◆ Raw data:
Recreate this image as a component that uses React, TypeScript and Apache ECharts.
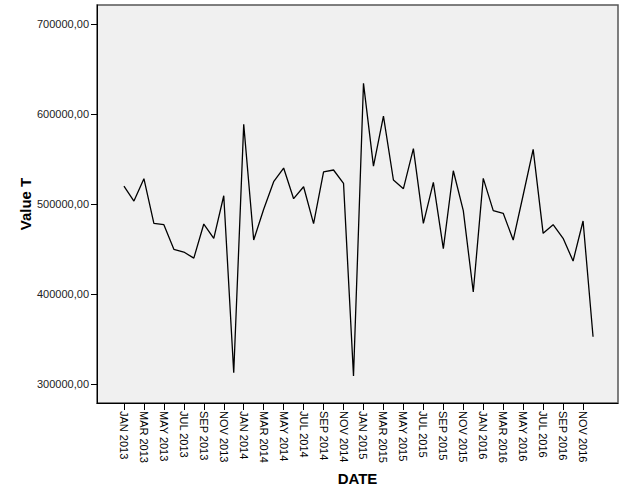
import React, { useEffect, useRef } from "react";
import * as echarts from "echarts";

const MONTHS = ["JAN", "FEB", "MAR", "APR", "MAY", "JUN", "JUL", "AUG", "SEP", "OCT", "NOV", "DEC"];
const YEARS = [2013, 2014, 2015, 2016];
const categories: string[] = [];
YEARS.forEach((y) => MONTHS.forEach((m) => categories.push(m + " " + y)));

const values2013 = [520200, 503500, 528300, 478700, 477200, 449800, 446800, 440000, 477900, 462000, 509400, 312600];
const values2014 = [588800, 460100, 494300, 525000, 540200, 506100, 519400, 478300, 535800, 538000, 523200, 308900];
const values2015 = [634400, 542400, 598000, 526900, 517200, 561700, 478700, 524300, 450500, 537200, 492800, 402300];
const values2016 = [528700, 492800, 489800, 460100, 510200, 561000, 467600, 477200, 462000, 436800, 481300, 352600];
const values = [...values2013, ...values2014, ...values2015, ...values2016];

const yTicks = [300000, 400000, 500000, 600000, 700000];
const xTickIdx = categories.map((_, i) => i).filter((i) => i % 2 === 0);

export default function App() {
  const ref = useRef<HTMLDivElement>(null);
  useEffect(() => {
    const chart = echarts.init(ref.current!, null, { renderer: "svg" });
    chart.setOption({
      animation: false,
      backgroundColor: "#ffffff",
      textStyle: { fontFamily: "Liberation Sans, Arial, sans-serif" },
      grid: {
        left: 97,
        top: 5,
        width: 521,
        height: 398,
        show: true,
        backgroundColor: "#f0f0f0",
        borderColor: "#555555",
        borderWidth: 1.5,
      },
      xAxis: {
        type: "value",
        min: -2.7,
        max: 49.5,
        name: "DATE",
        nameLocation: "middle",
        nameGap: 68,
        nameTextStyle: { fontSize: 15, fontWeight: "bold", color: "#000" },
        axisLine: { show: true, onZero: false, lineStyle: { color: "#000", width: 1 } },
        axisTick: { show: true, length: 7, customValues: xTickIdx, lineStyle: { color: "#000" } },
        axisLabel: {
          customValues: xTickIdx,
          rotate: -90,
          fontSize: 11,
          color: "#000",
          margin: 8,
          formatter: (v: number) => categories[Math.round(v)] ?? "",
        },
        splitLine: { show: false },
      },
      yAxis: {
        type: "value",
        min: 278900,
        max: 721500,
        name: "Value T",
        nameLocation: "middle",
        nameGap: 64,
        nameMoveOverlap: false,
        nameTextStyle: { fontSize: 15, fontWeight: "bold", color: "#000" },
        axisLine: { show: true, onZero: false, lineStyle: { color: "#000", width: 1 } },
        axisTick: { show: true, length: 6, customValues: yTicks, lineStyle: { color: "#000" } },
        axisLabel: {
          customValues: yTicks,
          fontSize: 11,
          color: "#222",
          margin: 8,
          formatter: (v: number) => v.toFixed(2).replace(".", ","),
        },
        splitLine: { show: false },
      },
      series: [
        {
          type: "line",
          data: values.map((v, i) => [i, v]),
          showSymbol: false,
          lineStyle: { color: "#000", width: 1.3 },
        },
      ],
    });
    return () => chart.dispose();
  }, []);
  return <div ref={ref} style={{ position: "fixed", left: 0, top: 0, width: 626, height: 501 }} />;
}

◆ What you should do:
Only the lines from the start of the material through the line containing "const xTickIdx = categories.map((_, i)" should be transcribed. Pictures stay out.

◆ Exercise result:
Recreate this image as a component that uses React, TypeScript and Apache ECharts.
import React, { useEffect, useRef } from "react";
import * as echarts from "echarts";

const MONTHS = ["JAN", "FEB", "MAR", "APR", "MAY", "JUN", "JUL", "AUG", "SEP", "OCT", "NOV", "DEC"];
const YEARS = [2013, 2014, 2015, 2016];
const categories: string[] = [];
YEARS.forEach((y) => MONTHS.forEach((m) => categories.push(m + " " + y)));

const values2013 = [520200, 503500, 528300, 478700, 477200, 449800, 446800, 440000, 477900, 462000, 509400, 312600];
const values2014 = [588800, 460100, 494300, 525000, 540200, 506100, 519400, 478300, 535800, 538000, 523200, 308900];
const values2015 = [634400, 542400, 598000, 526900, 517200, 561700, 478700, 524300, 450500, 537200, 492800, 402300];
const values2016 = [528700, 492800, 489800, 460100, 510200, 561000, 467600, 477200, 462000, 436800, 481300, 352600];
const values = [...values2013, ...values2014, ...values2015, ...values2016];

const yTicks = [300000, 400000, 500000, 600000, 700000];
const xTickIdx = categories.map((_, i) => i).filter((i) => i % 2 === 0);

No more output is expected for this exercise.